> **Problem description**:
Scan the lines below for the word "chart". Copy each line you find it in.
┄┄┄┄┄┄
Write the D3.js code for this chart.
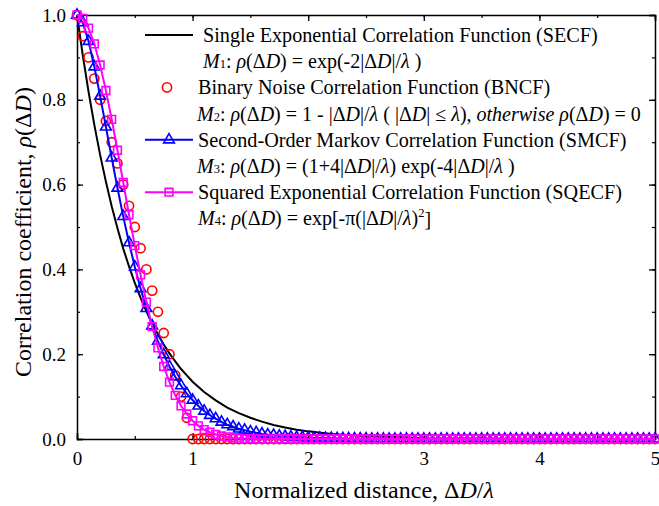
<!DOCTYPE html>
<html><head><meta charset="utf-8">
<script src="https://cdn.jsdelivr.net/npm/d3@7"></script>
<style>
body{margin:0;background:#fff;}
</style></head>
<body><svg id="chart" width="659" height="506" style='font-family:"Liberation Serif",serif'></svg>
<script>
// ---- data ----
const xTickLabels = ["0","1","2","3","4","5"];
const yTickLabels = ["0.0","0.2","0.4","0.6","0.8","1.0"];

// SECF (line only)
const secfX = [0,0.05,0.1,0.15,0.2,0.25,0.3,0.35,0.4,0.45,0.5,0.55,0.6,0.65,0.7,0.75,0.8,0.85,0.9,0.95,1.0,1.1,1.2,1.3,1.4,1.5,1.6,1.7,1.8,1.9,2.0,2.2,2.4,2.6,2.8,3.0,3.5,4.0,4.5,5.0];
const secfY = [1,0.905,0.819,0.741,0.670,0.607,0.549,0.497,0.449,0.407,0.368,0.333,0.301,0.273,0.247,0.223,0.202,0.183,0.165,0.150,0.135,0.111,0.091,0.074,0.061,0.050,0.041,0.033,0.027,0.022,0.018,0.012,0.008,0.006,0.004,0.002,0.001,0.0,0.0,0.0];

// marker series sampled every 0.05 from 0 to 5
const sampleX = d3.range(0, 101).map(i => +(i * 0.05).toFixed(2));
const bncfY = [1,0.95,0.9,0.85,0.8,0.75,0.7,0.65,0.6,0.55,0.5,0.45,0.4,0.35,0.3,0.25,0.2,0.15,0.1,0.05,0,
 0,0,0,0,0,0,0,0,0,0, 0,0,0,0,0,0,0,0,0,0, 0,0,0,0,0,0,0,0,0,0, 0,0,0,0,0,0,0,0,0,0,
 0,0,0,0,0,0,0,0,0,0, 0,0,0,0,0,0,0,0,0,0, 0,0,0,0,0,0,0,0,0,0, 0,0,0,0,0,0,0,0,0,0];
const smcfY = [1,0.982,0.938,0.878,0.809,0.736,0.663,0.592,0.525,0.463,0.406,0.355,0.308,0.267,0.231,0.199,0.171,0.147,0.126,0.107,0.092,
 0.078,0.066,0.056,0.048,0.040,0.034,0.029,0.024,0.021,0.017,0.015,0.012,0.010,0.009,0.007,0.006,0.005,0.004,0.004,0.003,
 0.0025,0.0021,0.0018,0.0015,0.0012,0.001,0.0008,0.0007,0.0006,0.0005,
 0,0,0,0,0,0,0,0,0,0, 0,0,0,0,0,0,0,0,0,0, 0,0,0,0,0,0,0,0,0,0, 0,0,0,0,0,0,0,0,0,0, 0,0,0,0,0,0,0,0,0,0];
const sqecfY = [1,0.992,0.969,0.932,0.882,0.822,0.754,0.681,0.605,0.529,0.456,0.387,0.323,0.265,0.215,0.171,0.134,0.103,0.078,0.059,0.043,
 0.031,0.022,0.016,0.011,0.007,0.005,0.003,0.002,0.001,0.001,
 0,0,0,0,0,0,0,0,0,0, 0,0,0,0,0,0,0,0,0,0, 0,0,0,0,0,0,0,0,0,0, 0,0,0,0,0,0,0,0,0,0,
 0,0,0,0,0,0,0,0,0,0, 0,0,0,0,0,0,0,0,0,0, 0,0,0,0,0,0,0,0,0,0];

const legendNames = [
  "Single Exponential Correlation Function (SECF)",
  "Binary Noise Correlation Function (BNCF)",
  "Second-Order Markov Correlation Function (SMCF)",
  "Squared Exponential Correlation Function (SQECF)"
];
// formula segments: [text, style]  i=italic, s=small index, p=superscript
const legendFormulas = [
  [["M","i"],["1","s"],[": ",""],["ρ","i"],["(Δ",""],["D","i"],[") = exp(-2|Δ",""],["D","i"],["|/",""],["λ","i"],[" )",""]],
  [["M","i"],["2","s"],[": ",""],["ρ","i"],["(Δ",""],["D","i"],[") = 1 - |Δ",""],["D","i"],["|/",""],["λ","i"],[" ( |Δ",""],["D","i"],["| ≤ ",""],["λ","i"],["), ",""],["otherwise ","i"],["ρ","i"],["(Δ",""],["D","i"],[") = 0",""]],
  [["M","i"],["3","s"],[": ",""],["ρ","i"],["(Δ",""],["D","i"],[") = (1+4|Δ",""],["D","i"],["|/",""],["λ","i"],[") exp(-4|Δ",""],["D","i"],["|/",""],["λ","i"],[" )",""]],
  [["M","i"],["4","s"],[": ",""],["ρ","i"],["(Δ",""],["D","i"],[") = exp[-π(|Δ",""],["D","i"],["|/",""],["λ","i"],[")",""],["2","p"],["]",""]]
];
const seriesColors = ["#000000","#ff0000","#0000ff","#ff00ff"];

// ---- layout ----
const FONT = '"Liberation Serif", serif';
const svg = d3.select("#chart");
const W = 659, H = 506;
const m = {left:77, right:4, top:15, bottom:67};
const iw = W - m.left - m.right, ih = H - m.top - m.bottom;
const x = d3.scaleLinear().domain([0,5]).range([m.left, m.left+iw]);
const y = d3.scaleLinear().domain([0,1]).range([m.top+ih, m.top]);

const g = svg.append("g");

function addAxis(axis, transform, showLabels){
  const a = g.append("g").attr("transform", transform).call(axis).attr("font-family", FONT);
  a.select(".domain").attr("stroke","#000").attr("stroke-width",1.5);
  a.selectAll(".tick line").attr("stroke","#000").attr("stroke-width",1.3);
  a.selectAll(".tick text").style("font-size","19px").style("font-family",FONT).attr("fill","#000");
  if(!showLabels) a.selectAll(".tick text").remove();
  return a;
}
const xMinor = d3.range(0,11).map(i=>i*0.5);
const yMinor = d3.range(0,11).map(i=>i*0.1);
function minor(axis, transform){
  g.append("g").attr("transform",transform).call(axis.tickSize(-3).tickFormat(""))
   .call(s=>{s.select(".domain").remove();s.selectAll("line").attr("stroke","#000").attr("stroke-width",1.2);s.selectAll("text").remove();});
}
minor(d3.axisBottom(x).tickValues(xMinor), `translate(0,${m.top+ih})`);
minor(d3.axisTop(x).tickValues(xMinor), `translate(0,${m.top})`);
minor(d3.axisLeft(y).tickValues(yMinor), `translate(${m.left},0)`);
minor(d3.axisRight(y).tickValues(yMinor), `translate(${m.left+iw},0)`);

const xb = addAxis(d3.axisBottom(x).tickValues([0,1,2,3,4,5]).tickSize(-6).tickPadding(13).tickFormat((d,i)=>xTickLabels[i]), `translate(0,${m.top+ih})`, true);
const yl = addAxis(d3.axisLeft(y).tickValues([0,0.2,0.4,0.6,0.8,1.0]).tickSize(-6).tickPadding(11).tickFormat((d,i)=>yTickLabels[i]), `translate(${m.left},0)`, true);
addAxis(d3.axisTop(x).tickValues([0,1,2,3,4,5]).tickSize(-6), `translate(0,${m.top})`, false);
addAxis(d3.axisRight(y).tickValues([0,0.2,0.4,0.6,0.8,1.0]).tickSize(-6), `translate(${m.left+iw},0)`, false);

// axis titles
const xt = g.append("text").attr("x", 364).attr("y", 498).attr("text-anchor","middle").style("font-size","24px").style("font-family",FONT);
xt.append("tspan").text("Normalized distance, Δ");
xt.append("tspan").style("font-style","italic").text("D");
xt.append("tspan").text("/");
xt.append("tspan").style("font-style","italic").text("λ");

const yt = g.append("text").attr("transform",`translate(31,232) rotate(-90)`).attr("text-anchor","middle").style("font-size","24px").style("font-family",FONT);
yt.append("tspan").text("Correlation coefficient, ");
yt.append("tspan").style("font-style","italic").text("ρ");
yt.append("tspan").text("(Δ");
yt.append("tspan").style("font-style","italic").text("D");
yt.append("tspan").text(")");

// ---- series ----
const line = d3.line().x(d=>x(d[0])).y(d=>y(d[1]));
const plot = g.append("g");
plot.append("path").datum(secfX.map((v,i)=>[v,secfY[i]])).attr("d",line).attr("fill","none").attr("stroke",seriesColors[0]).attr("stroke-width",2);

const bncf = sampleX.map((v,i)=>[v,bncfY[i]]);
const smcf = sampleX.map((v,i)=>[v,smcfY[i]]);
const sqecf = sampleX.map((v,i)=>[v,sqecfY[i]]);

plot.selectAll("circle.bn").data(bncf).join("circle").attr("class","bn")
  .attr("cx",d=>x(d[0])).attr("cy",d=>y(d[1])).attr("r",4.6)
  .attr("fill","none").attr("stroke",seriesColors[1]).attr("stroke-width",1.6);

const triSym = d3.symbol().type(d3.symbolTriangle).size(50);
const sqSym = d3.symbol().type(d3.symbolSquare).size(60);

plot.append("path").datum(smcf).attr("d",line).attr("fill","none").attr("stroke",seriesColors[2]).attr("stroke-width",2);
plot.selectAll("path.tri").data(smcf).join("path").attr("class","tri")
  .attr("transform",d=>`translate(${x(d[0])},${y(d[1])})`).attr("d",triSym)
  .attr("fill","none").attr("stroke",seriesColors[2]).attr("stroke-width",1.6);

plot.append("path").datum(sqecf).attr("d",line).attr("fill","none").attr("stroke",seriesColors[3]).attr("stroke-width",2);
plot.selectAll("path.sq").data(sqecf).join("path").attr("class","sq")
  .attr("transform",d=>`translate(${x(d[0])},${y(d[1])})`).attr("d",sqSym)
  .attr("fill","none").attr("stroke",seriesColors[3]).attr("stroke-width",1.6);

// ---- legend ----
const lg = g.append("g");
const rowY0 = 35, rowDY = 26.2;
const nameX = [203,198,198,198], formX = [203,197,197,198];
legendNames.forEach((name,i)=>{
  const cy = rowY0 + rowDY*2*i;
  const c = seriesColors[i];
  if(i!==1){
    lg.append("line").attr("x1",145).attr("x2",193).attr("y1",cy).attr("y2",cy).attr("stroke",c).attr("stroke-width",2);
  }
  if(i===1) lg.append("circle").attr("cx",167).attr("cy",cy).attr("r",4.6).attr("fill","none").attr("stroke",c).attr("stroke-width",1.6);
  if(i===2) lg.append("path").attr("transform",`translate(169,${cy})`).attr("d",triSym).attr("fill","none").attr("stroke",c).attr("stroke-width",1.6);
  if(i===3) lg.append("path").attr("transform",`translate(169,${cy})`).attr("d",sqSym).attr("fill","none").attr("stroke",c).attr("stroke-width",1.6);
  lg.append("text").attr("x",nameX[i]).attr("y",cy).attr("dy","0.35em").style("font-size","20.2px").style("font-family",FONT).text(name);
  const ft = lg.append("text").attr("x",formX[i]).attr("y",cy+rowDY).attr("dy","0.35em").style("font-size","20px").style("font-family",FONT);
  legendFormulas[i].forEach(([t,s],j)=>{
    const sp = ft.append("tspan").text(t);
    if(s==="i") sp.style("font-style","italic");
    if(s==="s") sp.style("font-size","12.5px");
    if(s==="p") sp.style("font-size","12.5px").attr("dy","-0.7em");
    if(j>0 && legendFormulas[i][j-1][1]==="p") sp.attr("dy","0.45em");
  });
});
</script></body></html>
┄┄┄┄┄┄
> **Solution to the problem**:
Write the D3.js code for this chart.
<body><svg id="chart" width="659" height="506" style='font-family:"Liberation Serif",serif'></svg>
const svg = d3.select("#chart");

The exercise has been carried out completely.